**What is expected:**
Write out only the lines from the start of the entries up to and including the line with "anchor=west] (as) at"; please skip the pictures.

↓

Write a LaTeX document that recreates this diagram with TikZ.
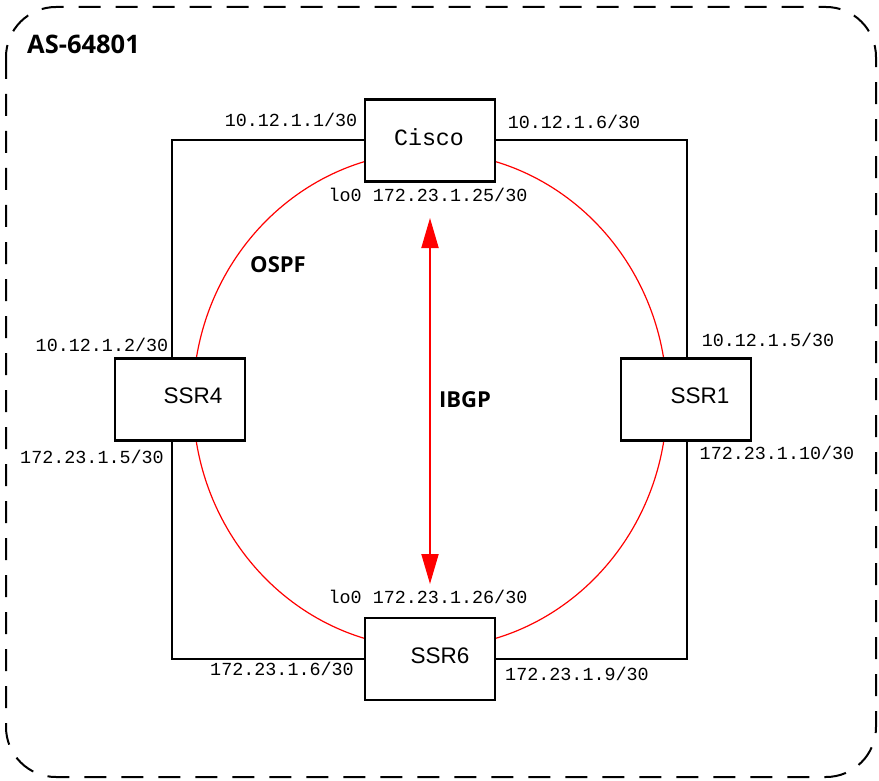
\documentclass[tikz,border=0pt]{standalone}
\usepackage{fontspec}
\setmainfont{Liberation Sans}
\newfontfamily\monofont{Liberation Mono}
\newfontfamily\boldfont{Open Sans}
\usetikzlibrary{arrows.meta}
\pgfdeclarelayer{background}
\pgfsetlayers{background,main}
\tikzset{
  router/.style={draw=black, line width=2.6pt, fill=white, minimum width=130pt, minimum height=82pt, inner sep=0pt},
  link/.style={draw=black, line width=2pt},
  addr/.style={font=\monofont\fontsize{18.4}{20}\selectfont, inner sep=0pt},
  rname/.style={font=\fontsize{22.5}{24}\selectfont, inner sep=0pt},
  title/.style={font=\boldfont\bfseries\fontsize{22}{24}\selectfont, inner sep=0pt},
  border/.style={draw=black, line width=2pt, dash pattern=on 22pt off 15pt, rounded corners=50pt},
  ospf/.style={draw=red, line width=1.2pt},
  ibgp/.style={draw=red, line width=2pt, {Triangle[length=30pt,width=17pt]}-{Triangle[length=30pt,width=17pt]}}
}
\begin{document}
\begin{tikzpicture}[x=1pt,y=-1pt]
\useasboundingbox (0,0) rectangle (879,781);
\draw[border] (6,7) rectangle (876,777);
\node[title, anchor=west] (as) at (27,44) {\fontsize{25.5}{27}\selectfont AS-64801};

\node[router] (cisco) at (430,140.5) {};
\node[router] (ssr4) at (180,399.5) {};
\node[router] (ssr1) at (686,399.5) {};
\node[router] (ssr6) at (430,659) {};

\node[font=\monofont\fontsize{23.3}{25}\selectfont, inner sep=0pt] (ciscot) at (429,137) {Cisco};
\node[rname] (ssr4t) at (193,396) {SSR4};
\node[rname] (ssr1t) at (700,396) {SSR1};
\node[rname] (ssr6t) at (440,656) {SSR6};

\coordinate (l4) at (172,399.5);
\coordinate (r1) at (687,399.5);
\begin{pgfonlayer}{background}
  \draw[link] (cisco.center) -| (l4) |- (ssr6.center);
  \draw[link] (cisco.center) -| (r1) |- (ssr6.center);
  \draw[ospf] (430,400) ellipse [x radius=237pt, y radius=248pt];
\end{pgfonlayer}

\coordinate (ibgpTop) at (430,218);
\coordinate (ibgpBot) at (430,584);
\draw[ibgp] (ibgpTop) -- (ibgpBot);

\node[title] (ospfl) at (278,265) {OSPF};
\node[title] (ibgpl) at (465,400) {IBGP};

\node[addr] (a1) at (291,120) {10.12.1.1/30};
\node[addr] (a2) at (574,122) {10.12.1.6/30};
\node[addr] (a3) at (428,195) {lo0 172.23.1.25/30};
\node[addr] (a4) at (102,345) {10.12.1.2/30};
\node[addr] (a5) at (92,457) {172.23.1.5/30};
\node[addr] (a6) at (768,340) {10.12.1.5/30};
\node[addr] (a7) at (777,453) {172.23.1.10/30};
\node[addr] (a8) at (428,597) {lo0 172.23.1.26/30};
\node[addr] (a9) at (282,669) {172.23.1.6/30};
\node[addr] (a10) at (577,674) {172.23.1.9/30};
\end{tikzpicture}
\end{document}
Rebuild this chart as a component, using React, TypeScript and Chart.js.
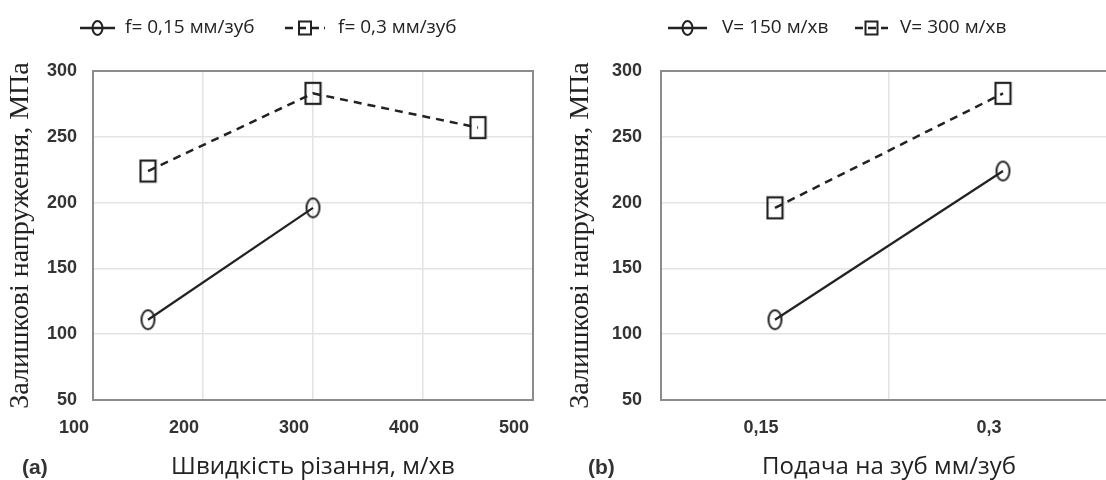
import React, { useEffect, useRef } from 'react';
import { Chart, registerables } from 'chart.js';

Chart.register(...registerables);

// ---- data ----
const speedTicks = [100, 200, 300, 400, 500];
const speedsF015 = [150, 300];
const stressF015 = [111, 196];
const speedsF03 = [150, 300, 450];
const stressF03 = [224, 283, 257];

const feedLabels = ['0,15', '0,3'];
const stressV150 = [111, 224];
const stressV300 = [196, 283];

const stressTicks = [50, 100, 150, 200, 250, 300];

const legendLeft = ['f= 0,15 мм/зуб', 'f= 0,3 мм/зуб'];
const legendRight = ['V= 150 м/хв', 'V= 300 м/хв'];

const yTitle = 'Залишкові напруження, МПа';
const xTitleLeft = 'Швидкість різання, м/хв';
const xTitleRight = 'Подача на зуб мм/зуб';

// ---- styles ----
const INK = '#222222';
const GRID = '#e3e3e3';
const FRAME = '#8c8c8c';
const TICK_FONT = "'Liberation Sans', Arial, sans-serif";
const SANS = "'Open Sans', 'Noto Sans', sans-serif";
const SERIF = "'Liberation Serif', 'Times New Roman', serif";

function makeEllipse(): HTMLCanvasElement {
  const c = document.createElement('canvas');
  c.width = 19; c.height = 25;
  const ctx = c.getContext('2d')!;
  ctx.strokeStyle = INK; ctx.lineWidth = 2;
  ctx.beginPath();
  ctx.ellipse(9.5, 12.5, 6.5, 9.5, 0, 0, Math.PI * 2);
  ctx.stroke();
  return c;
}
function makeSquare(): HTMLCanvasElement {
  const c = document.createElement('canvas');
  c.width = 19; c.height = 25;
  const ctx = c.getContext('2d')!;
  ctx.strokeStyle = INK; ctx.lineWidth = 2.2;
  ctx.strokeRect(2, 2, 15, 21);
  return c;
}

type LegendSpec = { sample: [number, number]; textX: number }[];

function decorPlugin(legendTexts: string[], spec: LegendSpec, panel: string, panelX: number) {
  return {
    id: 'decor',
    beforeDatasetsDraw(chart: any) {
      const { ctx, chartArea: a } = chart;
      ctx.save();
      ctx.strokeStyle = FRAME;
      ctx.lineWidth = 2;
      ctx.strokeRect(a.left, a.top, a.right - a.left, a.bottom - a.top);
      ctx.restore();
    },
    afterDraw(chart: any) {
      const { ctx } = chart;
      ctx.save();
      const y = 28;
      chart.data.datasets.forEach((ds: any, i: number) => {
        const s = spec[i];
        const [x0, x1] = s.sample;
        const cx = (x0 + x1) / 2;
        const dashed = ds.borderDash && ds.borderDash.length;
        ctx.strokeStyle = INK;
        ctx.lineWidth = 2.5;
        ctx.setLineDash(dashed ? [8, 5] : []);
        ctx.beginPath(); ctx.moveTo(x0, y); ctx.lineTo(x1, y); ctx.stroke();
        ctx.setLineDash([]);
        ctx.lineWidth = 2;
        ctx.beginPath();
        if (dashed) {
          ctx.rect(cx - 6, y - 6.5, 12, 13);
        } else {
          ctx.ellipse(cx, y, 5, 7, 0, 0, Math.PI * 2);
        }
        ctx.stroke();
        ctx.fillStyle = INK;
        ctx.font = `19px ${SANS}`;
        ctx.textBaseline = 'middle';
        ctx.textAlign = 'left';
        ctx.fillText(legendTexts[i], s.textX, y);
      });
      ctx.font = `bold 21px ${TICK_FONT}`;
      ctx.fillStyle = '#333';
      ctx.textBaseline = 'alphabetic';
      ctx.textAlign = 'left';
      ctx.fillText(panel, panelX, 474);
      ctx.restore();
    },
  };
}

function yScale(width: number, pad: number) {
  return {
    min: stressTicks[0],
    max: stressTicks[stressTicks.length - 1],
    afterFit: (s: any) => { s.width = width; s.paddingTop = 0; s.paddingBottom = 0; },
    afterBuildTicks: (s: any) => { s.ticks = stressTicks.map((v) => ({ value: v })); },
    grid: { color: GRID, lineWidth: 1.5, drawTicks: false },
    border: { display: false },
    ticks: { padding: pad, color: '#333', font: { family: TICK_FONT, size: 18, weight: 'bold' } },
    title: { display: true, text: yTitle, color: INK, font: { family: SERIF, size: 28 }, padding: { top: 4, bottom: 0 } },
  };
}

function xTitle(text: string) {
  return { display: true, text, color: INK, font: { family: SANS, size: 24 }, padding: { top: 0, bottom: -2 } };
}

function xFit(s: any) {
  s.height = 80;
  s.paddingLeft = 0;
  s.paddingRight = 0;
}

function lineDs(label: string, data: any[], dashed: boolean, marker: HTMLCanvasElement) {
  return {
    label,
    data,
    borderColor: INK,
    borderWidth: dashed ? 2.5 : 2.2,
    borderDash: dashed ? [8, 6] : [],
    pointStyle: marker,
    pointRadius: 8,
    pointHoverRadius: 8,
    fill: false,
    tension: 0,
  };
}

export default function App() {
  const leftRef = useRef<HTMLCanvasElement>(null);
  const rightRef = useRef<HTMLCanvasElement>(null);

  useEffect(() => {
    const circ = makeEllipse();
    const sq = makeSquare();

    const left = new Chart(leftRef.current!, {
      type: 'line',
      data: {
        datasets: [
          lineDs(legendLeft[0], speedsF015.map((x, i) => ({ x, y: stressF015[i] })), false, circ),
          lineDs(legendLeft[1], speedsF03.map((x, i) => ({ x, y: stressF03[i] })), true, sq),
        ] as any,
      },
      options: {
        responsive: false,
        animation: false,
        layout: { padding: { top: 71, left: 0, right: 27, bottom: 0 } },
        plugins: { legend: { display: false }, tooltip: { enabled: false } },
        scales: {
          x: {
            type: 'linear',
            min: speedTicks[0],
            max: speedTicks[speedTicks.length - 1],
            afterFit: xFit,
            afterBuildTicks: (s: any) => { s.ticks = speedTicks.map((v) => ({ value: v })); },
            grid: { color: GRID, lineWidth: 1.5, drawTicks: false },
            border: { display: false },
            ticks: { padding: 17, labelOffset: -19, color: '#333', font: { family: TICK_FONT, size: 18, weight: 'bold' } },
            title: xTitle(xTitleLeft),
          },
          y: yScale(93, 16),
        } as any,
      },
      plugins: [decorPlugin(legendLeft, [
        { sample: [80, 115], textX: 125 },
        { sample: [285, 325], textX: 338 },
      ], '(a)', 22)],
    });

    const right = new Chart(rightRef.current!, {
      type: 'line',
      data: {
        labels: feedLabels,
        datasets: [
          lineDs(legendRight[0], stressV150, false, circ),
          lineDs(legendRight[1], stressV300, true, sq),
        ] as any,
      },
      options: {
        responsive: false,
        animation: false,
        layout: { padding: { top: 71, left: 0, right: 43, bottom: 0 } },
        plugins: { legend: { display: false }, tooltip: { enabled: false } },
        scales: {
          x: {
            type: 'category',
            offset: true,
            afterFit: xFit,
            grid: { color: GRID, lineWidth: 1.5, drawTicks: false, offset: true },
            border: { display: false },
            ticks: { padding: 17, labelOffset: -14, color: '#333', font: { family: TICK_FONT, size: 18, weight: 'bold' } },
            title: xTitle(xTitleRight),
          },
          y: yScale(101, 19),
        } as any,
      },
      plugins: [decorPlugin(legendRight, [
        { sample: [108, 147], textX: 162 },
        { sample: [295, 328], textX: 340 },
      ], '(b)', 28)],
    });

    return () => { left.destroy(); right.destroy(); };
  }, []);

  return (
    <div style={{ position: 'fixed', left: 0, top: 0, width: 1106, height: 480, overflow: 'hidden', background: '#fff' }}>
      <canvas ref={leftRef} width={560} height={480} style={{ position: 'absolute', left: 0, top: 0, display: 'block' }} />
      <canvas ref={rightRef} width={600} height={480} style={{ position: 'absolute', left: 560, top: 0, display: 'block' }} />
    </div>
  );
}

↑

**Solution to this task:**
Write a LaTeX document that recreates this diagram with TikZ.
\documentclass[tikz,border=0pt]{standalone}
\usepackage{fontspec}
\setmainfont{Liberation Sans}
\newfontfamily\monofont{Liberation Mono}
\newfontfamily\boldfont{Open Sans}
\usetikzlibrary{arrows.meta}
\pgfdeclarelayer{background}
\pgfsetlayers{background,main}
\tikzset{
  router/.style={draw=black, line width=2.6pt, fill=white, minimum width=130pt, minimum height=82pt, inner sep=0pt},
  link/.style={draw=black, line width=2pt},
  addr/.style={font=\monofont\fontsize{18.4}{20}\selectfont, inner sep=0pt},
  rname/.style={font=\fontsize{22.5}{24}\selectfont, inner sep=0pt},
  title/.style={font=\boldfont\bfseries\fontsize{22}{24}\selectfont, inner sep=0pt},
  border/.style={draw=black, line width=2pt, dash pattern=on 22pt off 15pt, rounded corners=50pt},
  ospf/.style={draw=red, line width=1.2pt},
  ibgp/.style={draw=red, line width=2pt, {Triangle[length=30pt,width=17pt]}-{Triangle[length=30pt,width=17pt]}}
}
\begin{document}
\begin{tikzpicture}[x=1pt,y=-1pt]
\useasboundingbox (0,0) rectangle (879,781);
\draw[border] (6,7) rectangle (876,777);
\node[title, anchor=west] (as) at (27,44) {\fontsize{25.5}{27}\selectfont AS-64801};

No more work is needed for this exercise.